Retype, please, the listing from its opening line through the line that contains "const H = 376;", both included, without the pictures.

--- Provided material ---

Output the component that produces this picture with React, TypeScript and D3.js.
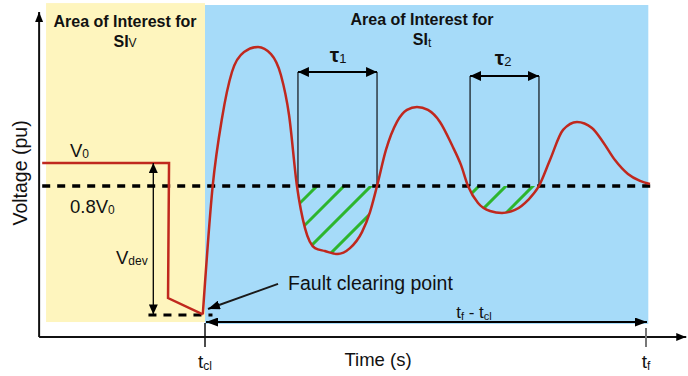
import React from 'react';
import * as d3 from 'd3';

const W = 688;
const H = 376;

// time (arbitrary units) and voltage (% of V0)
const T_CL = 150;
const T_F = 550;
const V0 = 100;
const V_THRESH = 86.8; // 0.8 V0 level
const V_FAULT = 12.6;

const preFaultT = [2, 117.3, 116.4, 148];
const preFaultV = [100, 100, 22.4, 13];

const postT = [148, 157, 165.5, 174.5, 185.5, 198.2, 210, 219, 226.4, 233.6, 240.9, 250, 259, 270, 281.8, 292.7, 300, 306.4, 314.5, 324.5, 333.6, 342.7, 352.7, 363.6, 374.5, 382.7, 389.1, 398.2, 409.1, 420, 431.8, 443.6, 453.6, 463.6, 475.5, 488.2, 501.8, 511.8, 522.7, 534.5, 545.5, 554.5];
const postV = [13, 86.8, 125.9, 152.3, 163.8, 166.7, 162.6, 150.6, 127.6, 86.8, 62.6, 51.1, 49.4, 47.7, 51.1, 60.3, 71.8, 86.8, 107.5, 123.6, 130.5, 132.2, 130.5, 123.6, 110.3, 98.9, 86.8, 77, 72.4, 71.3, 73, 78.7, 86.8, 101.7, 119, 123.6, 120.1, 112.1, 101.7, 93.7, 89.7, 87.9];

const tau1T = [234.5, 306.4];
const tau2T = [391, 453.6];
const tauArrowV = [152.3, 150];
const vdevT = 103;
const faultDashT = [98.6, 156.8];
const yellowT = [5.5, 150];
const yellowV = [8.6, 191.9];
const blueT = [150, 553];
const blueV = [7.5, 190.8];
const spanV = 8.6;
const threshT = [2, 560];

const tickT = [T_CL, T_F];
const tickSub = ['cl', 'f'];

const x = d3.scaleLinear().domain([0, 550]).range([40, 645]);
const y = d3.scaleLinear().domain([0, 100]).range([337, 163]);

const AX_T = -0.8;
const AX_TOP_V = 186.8;
const AX_END_T = 587.5;

const FONT = '"Liberation Sans", Arial, sans-serif';

export default function App() {
  const prePath = d3.line<number>().x((d, i) => x(preFaultT[i])).y((d, i) => y(preFaultV[i]))(preFaultT) || '';
  const postLine = d3.line<number>().x((d, i) => x(postT[i])).y((d, i) => y(postV[i])).curve(d3.curveMonotoneX);
  const postPath = postLine(postT) || '';
  const clipArea = d3.area<number>().x((d, i) => x(postT[i])).y0(y(V_THRESH)).y1((d, i) => y(postV[i])).curve(d3.curveMonotoneX)(postT) || '';

  const hatchC = d3.range(476, 760, 27);
  const yT = y(V_THRESH);

  const axX = x(AX_T);
  const axY = y(0);

  return (
    <svg width={W} height={H} style={{ position: 'fixed', left: 0, top: 0, display: 'block', background: '#fff' }} fontFamily={FONT}>
      <defs>
        <marker id="ahBig" viewBox="0 0 10 10" refX="10" refY="5" markerWidth="12" markerHeight="9" markerUnits="userSpaceOnUse" orient="auto-start-reverse" preserveAspectRatio="none">
          <path d="M0,0L10,5L0,10z" fill="#000" />
        </marker>
        <marker id="ahTau" viewBox="0 0 10 10" refX="10" refY="5" markerWidth="11" markerHeight="10" markerUnits="userSpaceOnUse" orient="auto-start-reverse" preserveAspectRatio="none">
          <path d="M0,0L10,5L0,10z" fill="#000" />
        </marker>
        <marker id="ahSmall" viewBox="0 0 10 10" refX="10" refY="5" markerWidth="10" markerHeight="9" markerUnits="userSpaceOnUse" orient="auto-start-reverse" preserveAspectRatio="none">
          <path d="M0,0L10,5L0,10z" fill="#000" />
        </marker>
        <marker id="ahAxis" viewBox="0 0 10 10" refX="10" refY="5" markerWidth="10" markerHeight="8" markerUnits="userSpaceOnUse" orient="auto" preserveAspectRatio="none">
          <path d="M0,0L10,5L0,10z" fill="#000" />
        </marker>
        <clipPath id="belowThresh">
          {[tau1T, tau2T].map((tt) => (
            <rect key={tt[0]} x={x(tt[0]) - 4} y={yT} width={x(tt[1]) - x(tt[0]) + 8} height={H - yT} />
          ))}
        </clipPath>
        <clipPath id="dipArea">
          <path d={clipArea} />
        </clipPath>
      </defs>

      {/* regions */}
      <rect x={x(yellowT[0])} y={y(yellowV[1])} width={x(yellowT[1]) - x(yellowT[0])} height={y(yellowV[0]) - y(yellowV[1])} fill="#FEF5BE" />
      <rect x={x(blueT[0])} y={y(blueV[1])} width={x(blueT[1]) - x(blueT[0])} height={y(blueV[0]) - y(blueV[1])} fill="#A6DBF9" />

      {/* hatch */}
      <g clipPath="url(#belowThresh)">
        <g clipPath="url(#dipArea)">
          {hatchC.map((c) => (
            <line key={c} x1={c - 170} y1={170} x2={c - 280} y2={280} stroke="#2DB52D" strokeWidth={3} />
          ))}
        </g>
      </g>

      {/* tau verticals */}
      {[tau1T, tau2T].map((tt, k) => (
        <g key={k}>
          {tt.map((t) => (
            <line key={t} x1={x(t)} x2={x(t)} y1={y(tauArrowV[k])} y2={yT} stroke="#34444f" strokeWidth={1.6} />
          ))}
          <line x1={x(tt[0])} x2={x(tt[1])} y1={y(tauArrowV[k])} y2={y(tauArrowV[k])} stroke="#000" strokeWidth={2} markerStart="url(#ahTau)" markerEnd="url(#ahTau)" />
        </g>
      ))}

      {/* threshold dashed line */}
      <line x1={x(threshT[0])} x2={x(threshT[1])} y1={yT} y2={yT} stroke="#000" strokeWidth={3.5} strokeDasharray="8 7" />
      {/* fault level dashed */}
      <line x1={x(faultDashT[0])} x2={x(faultDashT[1])} y1={y(V_FAULT)} y2={y(V_FAULT)} stroke="#000" strokeWidth={3} strokeDasharray="8 7" />

      {/* voltage curve */}
      <path d={prePath} fill="none" stroke="#C0281E" strokeWidth={2.5} strokeLinejoin="miter" />
      <path d={postPath} fill="none" stroke="#C0281E" strokeWidth={2.5} />

      {/* Vdev arrow */}
      <line x1={x(vdevT)} x2={x(vdevT)} y1={y(V0)} y2={y(13)} stroke="#000" strokeWidth={1.3} markerStart="url(#ahSmall)" markerEnd="url(#ahSmall)" />

      {/* tf - tcl arrow */}
      <line x1={x(T_CL) + 1} x2={x(T_F) + 2} y1={y(spanV)} y2={y(spanV)} stroke="#000" strokeWidth={2} markerStart="url(#ahBig)" markerEnd="url(#ahBig)" />

      {/* fault clearing arrow */}
      <line x1={x(216.4)} y1={y(30.5)} x2={x(152.7)} y2={y(16.1)} stroke="#1a1a1a" strokeWidth={2} markerEnd="url(#ahBig)" />

      {/* axes */}
      <line x1={axX} x2={axX} y1={axY} y2={y(AX_TOP_V)} stroke="#111" strokeWidth={2} markerEnd="url(#ahAxis)" />
      <line x1={axX} x2={x(AX_END_T)} y1={axY} y2={axY} stroke="#111" strokeWidth={2} markerEnd="url(#ahAxis)" />
      <line x1={x(tickT[0])} x2={x(tickT[0])} y1={axY - 14} y2={axY + 10} stroke="#111" strokeWidth={1.5} />
      <line x1={x(tickT[1]) + 1} x2={x(tickT[1]) + 1} y1={axY - 9} y2={axY + 10} stroke="#777" strokeWidth={2} />

      {/* tick labels */}
      {tickT.map((t, i) => (
        <text key={t} x={x(t) + (i === 0 ? 0 : 1)} y={axY + 31} fontSize={19} textAnchor="middle" fill="#111">
          t<tspan fontSize={12} dy={2}>{tickSub[i]}</tspan>
        </text>
      ))}
      <text x={x(307.3)} y={axY + 29} fontSize={18.5} textAnchor="middle" fill="#111">Time (s)</text>
      <text transform={`translate(27,${y(94.3)}) rotate(-90)`} fontSize={19.5} textAnchor="middle" fill="#111">Voltage (pu)</text>

      {/* titles */}
      <g fontWeight="bold" fontSize={16} fill="#111" textAnchor="middle">
        <text x={x(77.3)} y={y(178.2)}>Area of Interest for</text>
        <text x={x(77.3)} y={y(166.7)}>SI<tspan fontWeight="normal" fontSize={12}>V</tspan></text>
        <text x={x(347.3)} y={y(179.3)}>Area of Interest for</text>
        <text x={x(347.3)} y={y(167.8)}>SI<tspan fontWeight="normal" fontSize={12} dy={2}>t</tspan></text>
      </g>

      {/* annotation labels */}
      <text x={x(27.3)} y={y(103.4)} fontSize={18.5} fill="#111">V<tspan fontSize={12} dy={1}>0</tspan></text>
      <text x={x(27.3)} y={y(71.3)} fontSize={18.5} fill="#111">0.8V<tspan fontSize={12} dy={1}>0</tspan></text>
      <text x={x(69.1)} y={y(42)} fontSize={18.5} fill="#111">V<tspan fontSize={12} dy={1}>dev</tspan></text>
      <text x={x(225.5)} y={y(27)} fontSize={19.5} fill="#111">Fault clearing point</text>
      <text x={x(394.5)} y={y(10.9)} fontSize={17} textAnchor="middle" fill="#111">t<tspan fontSize={11} dy={2}>f</tspan><tspan dy={-2}> - t</tspan><tspan fontSize={11} dy={2}>cl</tspan></text>
      <text x={x(263.5)} y={y(158)} fontSize={21} fontWeight="bold" fill="#111">τ<tspan fontSize={13} fontWeight="normal" dy={1}>1</tspan></text>
      <text x={x(413.5)} y={y(156.3)} fontSize={21} fontWeight="bold" fill="#111">τ<tspan fontSize={13} fontWeight="normal" dy={1}>2</tspan></text>
    </svg>
  );
}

---

§ **Exercise answer**:
Output the component that produces this picture with React, TypeScript and D3.js.
import React from 'react';
import * as d3 from 'd3';

const W = 688;
const H = 376;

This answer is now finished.